While it seems cool, I am still waiting for native Jupyter Notebook support for it to be useful to me. When that happens, I'll give it a spin, but it seems like they recently took it off the roadmap.
I use Zed and VSCode together. Zed for a “clean” version of my workspaces (no annoying plugins, no agents, etc.), and VSCode with all the plugins + GitHub Copilot. I really appreciate what Zed has become and how performant it is, and plan to use it more exclusively.
Have they made a way to move those tiny icons in the lower left (aka "activity bar") to larger icons on the upper left like VsCode? As it stands, I can barely see them on my 4K screen and selecting them with a mouse cursor is like a pixel hunting contest. No go for me until they offer a way to change that. Beyond that it seems like a decent editor, but if I can't switch modes back and forth, that is a deal breaker.
UPDATE: Looks like they haven't yet, bummer, and doesn't seem to have much traction either. They redirect to discord, but AFAIK that doesn't have a way to make a feature request directly?
https://github.com/zed-industries/zed/discussions/47593
If I saw this editor a year ago I would have jumped on it. In today's AI focused development it's not worth the hassle for me to learn new shortcuts and UI layout.
The demo video voice felt super AI generated. Which it many ways felt like it was going against the target audience, people that still code by using an editor and it's shortcuts.
i'm very new to coding (6 months?)
i started with vs ode, then quickly switched to antigravity and felt it was so much less bloated than vscode.
then i tried zed, and i've never looked back. i don't think i've "loved" a software product this much. it looks super clean and so intentional.
thanks for making this, and making this available for free.
i bet there will be a huge group of developers looking up to zed as a quality benchmark. i certainly am.
Congrats to the team!
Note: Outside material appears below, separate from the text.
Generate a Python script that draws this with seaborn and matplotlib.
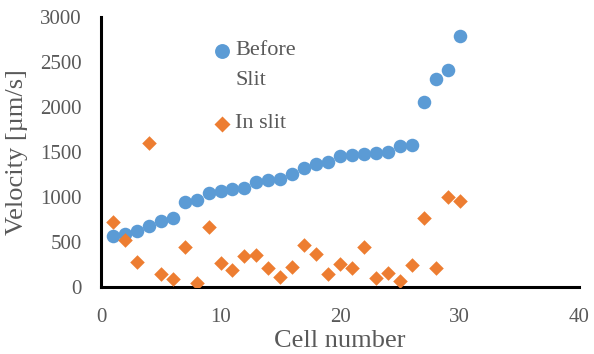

Fantastic editor, it really brought me joy after years of VSCode/Cursor. I love how it's crafted, you can feel the soul behind each decision.
What I love:
- the speed, of course
- the high consistency between features, tabs, and panes, while Cursor looks like a crumbly assemblage of plugins. At first I was worried about the lack of plugins, but Zed made me realize you don't need many
- the visual elegance: the padding, the proportions... It reminds me of the best of JetBrains (though I haven't used their products in years). It feels closer to the IDEs I used in the past (for Java or C#), in the sense that it seems to encompass everything you need, without the heaviness.
- the numerous keyboard shortcuts, often displayed visibly, which makes them easier to remember
- the transparency of their roadmap and their velocity: now that we finally have the vertical git diff as promised, my doubts are gone!
Truly one of my favorite pieces of dev software in 15 years.
Zed's strongest argument has always been that editor performance still matters. It is easy to forget how much a fast, quiet tool changes the feel of a full workday.
I’ve tried it multiple times, but the performance issues on different Macs are too significant to ignore. I appreciate responsive UI, but I also prioritize sufficient battery life.
Your downloads are broken for M1 pro Macbook. Both homebrew and site downloads are unable to be installed
Congrats to the Zed team for building the best modern editor I have ever used. I subscribe to the monthly plan just to give you guys the funding you need, even if my funding is a tiny drop in the bucket. I always wanted a feature rich alternative to Sublime Text that can run anywhere and do basically anything I need from it. I've use JetBrains IDEs for years (been subscribed annually since 2017), but since Zed I havent really opened any of those IDEs in a long time, other than maybe Rider but that's due to C# nuances I needed to work with.